DO THIS: Write out the entire listing below exactly as it appears, minus any pictures.

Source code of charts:
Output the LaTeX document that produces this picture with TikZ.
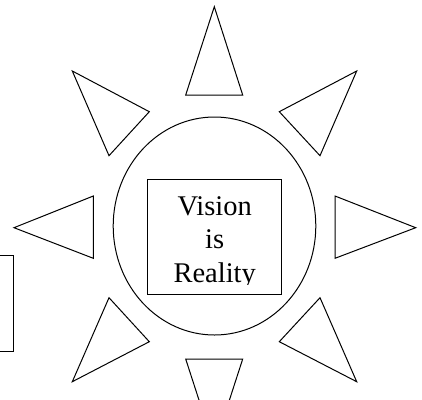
\documentclass[tikz,border=0pt]{standalone}
\usepackage{fontspec}
\setmainfont{Liberation Serif}
\begin{document}
\begin{tikzpicture}[x=1pt, y=-1pt, line width=1pt, line join=miter,
    ray/.style={draw=black},
    word/.style={font=\fontsize{28.5}{34}\selectfont, inner sep=0pt, anchor=base}]

            \def\cx{214.5}     % centre of the sun
            \def\cy{226}

            \useasboundingbox (0,0) rectangle (422,399);

            % rays
            \draw[ray] (214.3,6.7) -- (185.7,95) -- (242.7,95) -- cycle;
            \draw[ray] (72.3,71) -- (149.3,111.7) -- (109,155.7) -- cycle;
            \draw[ray] (356.7,71) -- (279.3,111.7) -- (320,155.7) -- cycle;
            \draw[ray] (14,227.7) -- (93.3,196) -- (93.3,258.3) -- cycle;
            \draw[ray] (415.7,227.7) -- (335,196) -- (335,258.3) -- cycle;
            \draw[ray] (109,297.7) -- (149.3,341.7) -- (72.3,381.7) -- cycle;
            \draw[ray] (320,297.7) -- (279.3,341.7) -- (356.7,381.7) -- cycle;
            \begin{scope}
                \clip (0,0) rectangle (422,399);
                \draw[ray] (185.7,359) -- (242.7,359) -- (214.2,447) -- cycle;
                % box at the left edge
                \draw (-20,255.7) rectangle (13.3,351);
            \end{scope}

            % sun
            \draw (\cx,\cy) ellipse (101.3 and 109);
            \draw (147.7,179) rectangle (281.7,294);

            \begin{scope}
                \clip (147.7,179) rectangle (281.7,284);
                \node[word] (vis1) at (214.7,215) {Vision};
                \node[word] (vis2) at (214.7,248.3) {is};
                \node[word] (vis3) at (214.7,282.7) {Reality};
            \end{scope}

\end{tikzpicture}
\end{document}
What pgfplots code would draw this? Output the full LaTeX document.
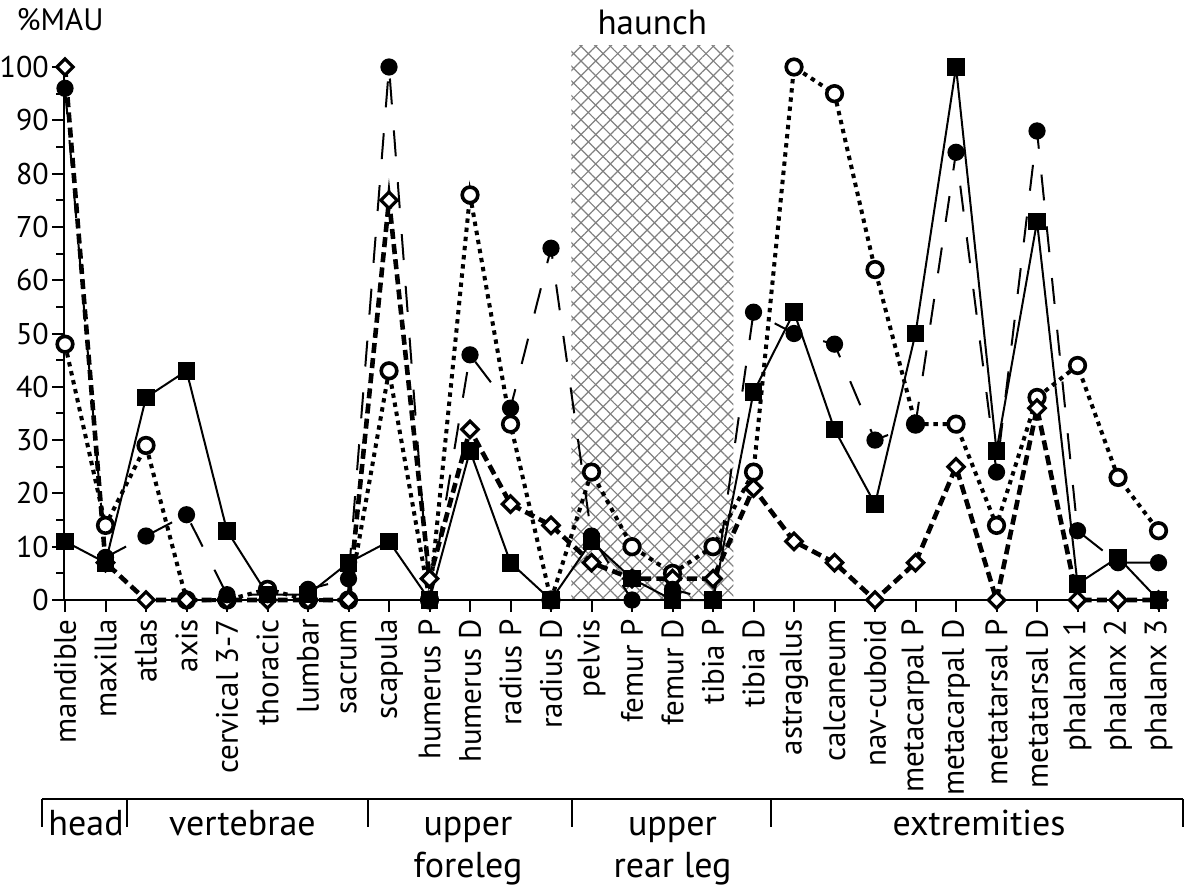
\documentclass[border=0pt]{standalone}
\usepackage{fontspec}
\setmainfont{PT Sans}
\usepackage{pgfplots}
\usepackage{pgfplotstable}
\pgfplotsset{compat=1.18}
\usetikzlibrary{patterns.meta}

\pgfplotstableread{
i sq fc oc dm
0 11 96 48 100
1 7 8 14 7
2 38 12 29 0
3 43 16 0 0
4 13 1 0 0
5 1 1 2 0
6 1 2 0 0
7 7 4 0 0
8 11 100 43 75
9 0 0 0 4
10 28 46 76 32
11 7 36 33 18
12 0 66 0 14
13 11 12 24 7
14 4 0 10 4
15 0 2 5 4
16 0 0 10 4
17 39 54 24 21
18 54 50 100 11
19 32 48 95 7
20 18 30 62 0
21 50 33 33 7
22 100 84 33 25
23 28 24 14 0
24 71 88 38 36
25 3 13 44 0
26 8 7 23 0
27 0 7 13 0
}\data

\begin{document}
\begin{tikzpicture}
\begin{axis}[
  set layers,
  scale only axis, width=551.2pt, height=266.5pt,
  xmin=-0.02, xmax=27.2, ymin=0, ymax=100,
  axis x line*=bottom, axis y line*=left,
  axis line style={line width=1pt, -},
  clip=false,
  xtick={0,...,27},
  xticklabels={mandible, maxilla, atlas, axis, cervical 3-7, thoracic, lumbar, sacrum, scapula, humerus P, humerus D, radius P, radius D, pelvis, femur P, femur D, tibia P, tibia D, astragalus, calcaneum, nav-cuboid, metacarpal P, metacarpal D, metatarsal P, metatarsal D, phalanx 1, phalanx 2, phalanx 3},
  x tick label style={rotate=90, anchor=east, font=\fontsize{15.5}{18}\selectfont, inner sep=3.5pt},
  ytick={0,10,...,100}, minor ytick={5,15,...,95},
  y tick label style={font=\fontsize{15}{18}\selectfont, /pgf/number format/assume math mode=true, inner sep=1.5pt},
  tick style={black, line width=1pt},
  major tick length=6pt, minor tick length=4pt,
  tick align=outside,
]
\begin{pgfonlayer}{axis background}
\fill[pattern={Lines[angle=45,distance=5.2pt,line width=0.6pt]}, pattern color=black!50] (axis cs:12.5,0) rectangle (axis cs:16.5,104);
\fill[pattern={Lines[angle=-45,distance=5.2pt,line width=0.6pt]}, pattern color=black!50] (axis cs:12.5,0) rectangle (axis cs:16.5,104);
\end{pgfonlayer}

\addplot[black, line width=2pt, dash pattern=on 2.2pt off 2.4pt, mark=*, mark size=3.9pt,
  mark options={solid, fill=white, draw=black, line width=1.8pt}] table[x=i,y=oc] {\data};
\addplot[black, line width=2.3pt, dash pattern=on 5pt off 2.6pt, mark=square*, mark size=2.9pt,
  mark options={solid, rotate=45, fill=white, draw=black, line width=1.6pt}] table[x=i,y=dm] {\data};
\addplot[black, line width=1pt, mark=square*, mark size=3.9pt, mark options={solid}] table[x=i,y=sq] {\data};
\addplot[black, line width=1pt, dash pattern=on 13pt off 13pt, mark=*, mark size=3.8pt, mark options={solid}] table[x=i,y=fc] {\data};

\node[font=\fontsize{17.5}{20}\selectfont] at (axis cs:14.5,108.4) {haunch};
\node[font=\fontsize{15.5}{18}\selectfont] at (axis cs:-0.12,108.8) {\%MAU};

\draw[line width=1pt] (axis cs:-0.568,-37.3) -- (axis cs:27.6,-37.3);
\draw[line width=1pt] (axis cs:-0.568,-37.3) -- (axis cs:-0.568,-42.6);
\draw[line width=1pt] (axis cs:1.53,-37.3) -- (axis cs:1.53,-42.6);
\draw[line width=1pt] (axis cs:7.47,-37.3) -- (axis cs:7.47,-42.6);
\draw[line width=1pt] (axis cs:12.52,-37.3) -- (axis cs:12.52,-42.6);
\draw[line width=1pt] (axis cs:17.43,-37.3) -- (axis cs:17.43,-42.6);
\draw[line width=1pt] (axis cs:27.6,-37.3) -- (axis cs:27.6,-42.6);

\begin{scope}[every node/.style={font=\fontsize{18}{21}\selectfont, anchor=base, inner sep=0pt}]
\node at (axis cs:0.52,-44.1) {head};
\node at (axis cs:4.38,-44.1) {vertebrae};
\node at (axis cs:9.95,-44.1) {upper};
\node at (axis cs:9.95,-52.0) {foreleg};
\node at (axis cs:15.0,-44.1) {upper};
\node at (axis cs:15.0,-52.0) {rear leg};
\node at (axis cs:22.57,-44.1) {extremities};
\end{scope}

\coordinate (BL) at (axis cs:-1.605,-54.78);
\coordinate (TR) at (axis cs:27.654,112.57);
\end{axis}
\pgfresetboundingbox
\path[use as bounding box] (BL) rectangle (TR);
\end{tikzpicture}
\end{document}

RESPONSE:
Output the LaTeX document that produces this picture with TikZ.
\documentclass[tikz,border=0pt]{standalone}
\usepackage{fontspec}
\setmainfont{Liberation Serif}
\begin{document}
\begin{tikzpicture}[x=1pt, y=-1pt, line width=1pt, line join=miter,
    ray/.style={draw=black},
    word/.style={font=\fontsize{28.5}{34}\selectfont, inner sep=0pt, anchor=base}]

            \def\cx{214.5}     % centre of the sun
            \def\cy{226}

            \useasboundingbox (0,0) rectangle (422,399);

            % rays
            \draw[ray] (214.3,6.7) -- (185.7,95) -- (242.7,95) -- cycle;
            \draw[ray] (72.3,71) -- (149.3,111.7) -- (109,155.7) -- cycle;
            \draw[ray] (356.7,71) -- (279.3,111.7) -- (320,155.7) -- cycle;
            \draw[ray] (14,227.7) -- (93.3,196) -- (93.3,258.3) -- cycle;
            \draw[ray] (415.7,227.7) -- (335,196) -- (335,258.3) -- cycle;
            \draw[ray] (109,297.7) -- (149.3,341.7) -- (72.3,381.7) -- cycle;
            \draw[ray] (320,297.7) -- (279.3,341.7) -- (356.7,381.7) -- cycle;
            \begin{scope}
                \clip (0,0) rectangle (422,399);
                \draw[ray] (185.7,359) -- (242.7,359) -- (214.2,447) -- cycle;
                % box at the left edge
                \draw (-20,255.7) rectangle (13.3,351);
            \end{scope}

            % sun
            \draw (\cx,\cy) ellipse (101.3 and 109);
            \draw (147.7,179) rectangle (281.7,294);

            \begin{scope}
                \clip (147.7,179) rectangle (281.7,284);
                \node[word] (vis1) at (214.7,215) {Vision};
                \node[word] (vis2) at (214.7,248.3) {is};
                \node[word] (vis3) at (214.7,282.7) {Reality};
            \end{scope}

\end{tikzpicture}
\end{document}
What pgfplots code would draw this? Output the full LaTeX document.
\documentclass[border=0pt]{standalone}
\usepackage{fontspec}
\setmainfont{PT Sans}
\usepackage{pgfplots}
\usepackage{pgfplotstable}
\pgfplotsset{compat=1.18}
\usetikzlibrary{patterns.meta}

\pgfplotstableread{
i sq fc oc dm
0 11 96 48 100
1 7 8 14 7
2 38 12 29 0
3 43 16 0 0
4 13 1 0 0
5 1 1 2 0
6 1 2 0 0
7 7 4 0 0
8 11 100 43 75
9 0 0 0 4
10 28 46 76 32
11 7 36 33 18
12 0 66 0 14
13 11 12 24 7
14 4 0 10 4
15 0 2 5 4
16 0 0 10 4
17 39 54 24 21
18 54 50 100 11
19 32 48 95 7
20 18 30 62 0
21 50 33 33 7
22 100 84 33 25
23 28 24 14 0
24 71 88 38 36
25 3 13 44 0
26 8 7 23 0
27 0 7 13 0
}\data

\begin{document}
\begin{tikzpicture}
\begin{axis}[
  set layers,
  scale only axis, width=551.2pt, height=266.5pt,
  xmin=-0.02, xmax=27.2, ymin=0, ymax=100,
  axis x line*=bottom, axis y line*=left,
  axis line style={line width=1pt, -},
  clip=false,
  xtick={0,...,27},
  xticklabels={mandible, maxilla, atlas, axis, cervical 3-7, thoracic, lumbar, sacrum, scapula, humerus P, humerus D, radius P, radius D, pelvis, femur P, femur D, tibia P, tibia D, astragalus, calcaneum, nav-cuboid, metacarpal P, metacarpal D, metatarsal P, metatarsal D, phalanx 1, phalanx 2, phalanx 3},
  x tick label style={rotate=90, anchor=east, font=\fontsize{15.5}{18}\selectfont, inner sep=3.5pt},
  ytick={0,10,...,100}, minor ytick={5,15,...,95},
  y tick label style={font=\fontsize{15}{18}\selectfont, /pgf/number format/assume math mode=true, inner sep=1.5pt},
  tick style={black, line width=1pt},
  major tick length=6pt, minor tick length=4pt,
  tick align=outside,
]
\begin{pgfonlayer}{axis background}
\fill[pattern={Lines[angle=45,distance=5.2pt,line width=0.6pt]}, pattern color=black!50] (axis cs:12.5,0) rectangle (axis cs:16.5,104);
\fill[pattern={Lines[angle=-45,distance=5.2pt,line width=0.6pt]}, pattern color=black!50] (axis cs:12.5,0) rectangle (axis cs:16.5,104);
\end{pgfonlayer}

\addplot[black, line width=2pt, dash pattern=on 2.2pt off 2.4pt, mark=*, mark size=3.9pt,
  mark options={solid, fill=white, draw=black, line width=1.8pt}] table[x=i,y=oc] {\data};
\addplot[black, line width=2.3pt, dash pattern=on 5pt off 2.6pt, mark=square*, mark size=2.9pt,
  mark options={solid, rotate=45, fill=white, draw=black, line width=1.6pt}] table[x=i,y=dm] {\data};
\addplot[black, line width=1pt, mark=square*, mark size=3.9pt, mark options={solid}] table[x=i,y=sq] {\data};
\addplot[black, line width=1pt, dash pattern=on 13pt off 13pt, mark=*, mark size=3.8pt, mark options={solid}] table[x=i,y=fc] {\data};

\node[font=\fontsize{17.5}{20}\selectfont] at (axis cs:14.5,108.4) {haunch};
\node[font=\fontsize{15.5}{18}\selectfont] at (axis cs:-0.12,108.8) {\%MAU};

\draw[line width=1pt] (axis cs:-0.568,-37.3) -- (axis cs:27.6,-37.3);
\draw[line width=1pt] (axis cs:-0.568,-37.3) -- (axis cs:-0.568,-42.6);
\draw[line width=1pt] (axis cs:1.53,-37.3) -- (axis cs:1.53,-42.6);
\draw[line width=1pt] (axis cs:7.47,-37.3) -- (axis cs:7.47,-42.6);
\draw[line width=1pt] (axis cs:12.52,-37.3) -- (axis cs:12.52,-42.6);
\draw[line width=1pt] (axis cs:17.43,-37.3) -- (axis cs:17.43,-42.6);
\draw[line width=1pt] (axis cs:27.6,-37.3) -- (axis cs:27.6,-42.6);

\begin{scope}[every node/.style={font=\fontsize{18}{21}\selectfont, anchor=base, inner sep=0pt}]
\node at (axis cs:0.52,-44.1) {head};
\node at (axis cs:4.38,-44.1) {vertebrae};
\node at (axis cs:9.95,-44.1) {upper};
\node at (axis cs:9.95,-52.0) {foreleg};
\node at (axis cs:15.0,-44.1) {upper};
\node at (axis cs:15.0,-52.0) {rear leg};
\node at (axis cs:22.57,-44.1) {extremities};
\end{scope}

\coordinate (BL) at (axis cs:-1.605,-54.78);
\coordinate (TR) at (axis cs:27.654,112.57);
\end{axis}
\pgfresetboundingbox
\path[use as bounding box] (BL) rectangle (TR);
\end{tikzpicture}
\end{document}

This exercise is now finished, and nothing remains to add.